**** Excerpted data ****

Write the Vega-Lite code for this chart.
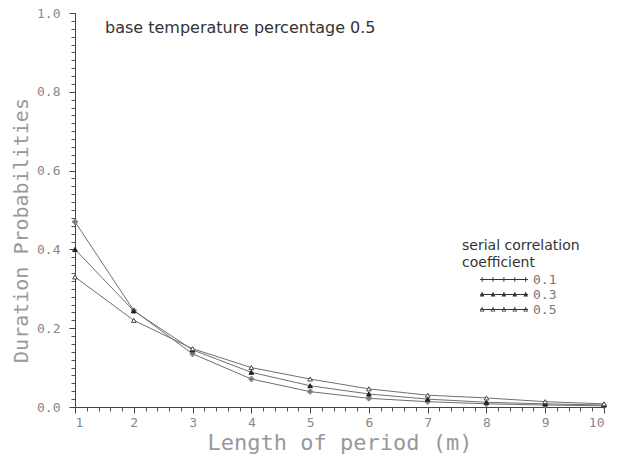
{
  "$schema": "https://vega.github.io/schema/vega-lite/v6.json",
  "autosize": {"type": "none"},
  "width": 529,
  "height": 394,
  "padding": {"left": 75, "top": 13, "right": 14, "bottom": 52},
  "background": "white",
  "config": {"view": {"stroke": null}},
  "title": {"text": "base temperature percentage 0.5", "anchor": "start", "frame": "group", "dx": 30, "offset": -37, "baseline": "middle", "font": "DejaVu Sans", "fontSize": 16, "fontWeight": "normal", "color": "#333"},
  "data": {"values": [
    {"x": 1, "p": 0.47, "s": "0.1"}, {"x": 2, "p": 0.245, "s": "0.1"}, {"x": 3, "p": 0.135, "s": "0.1"}, {"x": 4, "p": 0.071, "s": "0.1"}, {"x": 5, "p": 0.039, "s": "0.1"},
    {"x": 6, "p": 0.022, "s": "0.1"}, {"x": 7, "p": 0.0135, "s": "0.1"}, {"x": 8, "p": 0.008, "s": "0.1"}, {"x": 9, "p": 0.005, "s": "0.1"}, {"x": 10, "p": 0.003, "s": "0.1"},
    {"x": 1, "p": 0.40, "s": "0.3"}, {"x": 2, "p": 0.244, "s": "0.3"}, {"x": 3, "p": 0.145, "s": "0.3"}, {"x": 4, "p": 0.088, "s": "0.3"}, {"x": 5, "p": 0.054, "s": "0.3"},
    {"x": 6, "p": 0.033, "s": "0.3"}, {"x": 7, "p": 0.02, "s": "0.3"}, {"x": 8, "p": 0.012, "s": "0.3"}, {"x": 9, "p": 0.008, "s": "0.3"}, {"x": 10, "p": 0.005, "s": "0.3"},
    {"x": 1, "p": 0.33, "s": "0.5"}, {"x": 2, "p": 0.22, "s": "0.5"}, {"x": 3, "p": 0.148, "s": "0.5"}, {"x": 4, "p": 0.10, "s": "0.5"}, {"x": 5, "p": 0.071, "s": "0.5"},
    {"x": 6, "p": 0.046, "s": "0.5"}, {"x": 7, "p": 0.030, "s": "0.5"}, {"x": 8, "p": 0.023, "s": "0.5"}, {"x": 9, "p": 0.0135, "s": "0.5"}, {"x": 10, "p": 0.008, "s": "0.5"}
  ]},
  "layer": [
    {
      "mark": {"type": "line", "color": "#707070", "strokeWidth": 1},
      "encoding": {
        "x": {"field": "x", "type": "quantitative", "scale": {"domain": [1, 10], "nice": false, "zero": false},
          "axis": {"orient": "bottom", "values": [1,1.2,1.4,1.6,1.8,2,2.2,2.4,2.6,2.8,3,3.2,3.4,3.6,3.8,4,4.2,4.4,4.6,4.8,5,5.2,5.4,5.6,5.8,6,6.2,6.4,6.6,6.8,7,7.2,7.4,7.6,7.8,8,8.2,8.4,8.6,8.8,9,9.2,9.4,9.6,9.8,10],
            "labels": false, "domain": false, "grid": false, "ticks": true, "tickSize": 4, "tickColor": "#555", "title": null}},
        "y": {"field": "p", "type": "quantitative", "scale": {"domain": [0, 1], "nice": false},
          "axis": {"orient": "left", "values": [0,0.02,0.04,0.06,0.08,0.1,0.12,0.14,0.16,0.18,0.2,0.22,0.24,0.26,0.28,0.3,0.32,0.34,0.36,0.38,0.4,0.42,0.44,0.46,0.48,0.5,0.52,0.54,0.56,0.58,0.6,0.62,0.64,0.66,0.68,0.7,0.72,0.74,0.76,0.78,0.8,0.82,0.84,0.86,0.88,0.9,0.92,0.94,0.96,0.98,1],
            "labels": false, "domain": false, "grid": false, "ticks": true, "tickSize": 4, "tickColor": "#555", "title": null}},
        "detail": {"field": "s", "type": "nominal"}
      }
    },
    {
      "mark": {"type": "point", "strokeWidth": 1, "size": 22, "opacity": 1},
      "encoding": {
        "x": {"field": "x", "type": "quantitative", "scale": {"domain": [1, 10], "nice": false, "zero": false},
          "axis": {"orient": "bottom", "values": [1,2,3,4,5,6,7,8,9,10], "grid": false, "tickSize": 6, "tickColor": "#444", "domainColor": "#444",
            "labelFont": "DejaVu Sans Mono", "labelFontSize": 13, "labelColor": "#888", "labelPadding": 3,
            "title": "Length of period (m)", "titleFont": "DejaVu Sans Mono", "titleFontSize": 22, "titleFontWeight": "normal", "titleColor": "#999", "titlePadding": 3}},
        "y": {"field": "p", "type": "quantitative", "scale": {"domain": [0, 1], "nice": false},
          "axis": {"orient": "left", "values": [0,0.2,0.4,0.6,0.8,1], "format": ".1f", "grid": false, "tickSize": 6, "tickColor": "#444", "domainColor": "#444",
            "labelFont": "DejaVu Sans Mono", "labelFontSize": 13, "labelColor": "#888", "labelPadding": 9,
            "title": "Duration Probabilities", "titleFont": "DejaVu Sans Mono", "titleFontSize": 20, "titleFontWeight": "normal", "titleColor": "#999", "titlePadding": 5, "titleY": 217}},
        "shape": {"field": "s", "type": "nominal", "scale": {"domain": ["0.1", "0.3", "0.5"], "range": ["cross", "triangle-up", "triangle-up"]}, "legend": null},
        "fill": {"field": "s", "type": "nominal", "scale": {"domain": ["0.1", "0.3", "0.5"], "range": ["#777777", "#222222", "#ffffff"]}, "legend": null},
        "stroke": {"field": "s", "type": "nominal", "scale": {"domain": ["0.1", "0.3", "0.5"], "range": ["#888888", "#222222", "#444444"]}, "legend": null}
      }
    },
    {
      "mark": {"type": "point", "filled": true, "color": "#333", "opacity": 0},
      "encoding": {
        "x": {"field": "x", "type": "quantitative", "scale": {"domain": [1, 10], "nice": false, "zero": false}, "axis": null},
        "y": {"field": "p", "type": "quantitative", "scale": {"domain": [0, 1], "nice": false}, "axis": null},
        "shape": {"field": "s", "type": "nominal",
          "scale": {"domain": ["0.1", "0.3", "0.5"], "range": [
            "M-0.45,-0.015H1V0.015H-0.45ZM-0.405,-0.07H-0.375V0.07H-0.405ZM-0.075,-0.07H-0.045V0.07H-0.075ZM0.255,-0.07H0.285V0.07H0.255ZM0.585,-0.07H0.615V0.07H0.585ZM0.915,-0.07H0.945V0.07H0.915Z",
            "M-0.45,-0.012H1V0.012H-0.45ZM-0.39,-0.09L-0.32,0.06L-0.46,0.06ZM-0.06,-0.09L0.01,0.06L-0.13,0.06ZM0.27,-0.09L0.34,0.06L0.2,0.06ZM0.6,-0.09L0.67,0.06L0.53,0.06ZM0.93,-0.09L1,0.06L0.86,0.06Z",
            "M-0.45,-0.012H1V0.012H-0.45ZM-0.39,-0.09L-0.32,0.06L-0.46,0.06ZM-0.39,-0.04L-0.425,0.035L-0.355,0.035ZM-0.06,-0.09L0.01,0.06L-0.13,0.06ZM-0.06,-0.04L-0.095,0.035L-0.025,0.035ZM0.27,-0.09L0.34,0.06L0.2,0.06ZM0.27,-0.04L0.235,0.035L0.305,0.035ZM0.6,-0.09L0.67,0.06L0.53,0.06ZM0.6,-0.04L0.565,0.035L0.635,0.035ZM0.93,-0.09L1,0.06L0.86,0.06ZM0.93,-0.04L0.895,0.035L0.965,0.035Z"
          ]},
          "legend": {"orient": "none", "legendX": 387, "legendY": 226, "title": ["serial correlation", "coefficient"],
            "titleFont": "DejaVu Sans", "titleFontSize": 14, "titleFontWeight": "normal", "titleColor": "#333", "titleLineHeight": 17, "titlePadding": 2,
            "symbolSize": 4356, "symbolOpacity": 1, "symbolFillColor": "#333", "symbolStrokeWidth": 0,
            "labelFont": "DejaVu Sans Mono", "labelFontSize": 13, "labelColor": "#777", "labelOffset": 5, "clipHeight": 15, "rowPadding": 0}}
      }
    }
  ],
  "resolve": {
    "scale": {"shape": "independent", "fill": "independent", "stroke": "independent"},
    "axis": {"x": "independent", "y": "independent"},
    "legend": {"shape": "independent"}
  }
}
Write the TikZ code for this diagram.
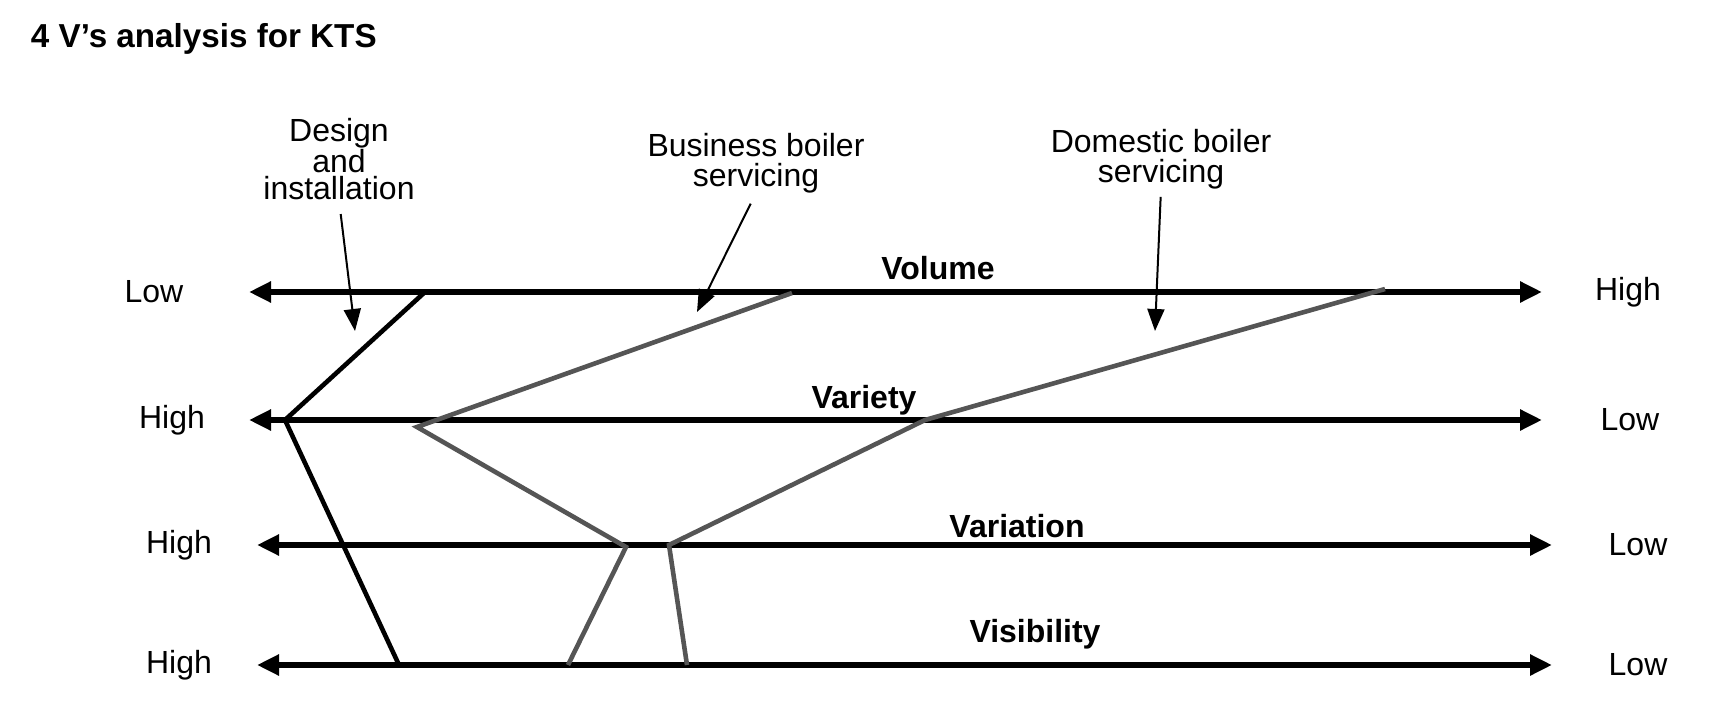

****

Task directions: Return the lines of the records that include the string "Write".

Right answer:
Write the Vega-Lite code for this chart.
Write the TikZ code for this diagram.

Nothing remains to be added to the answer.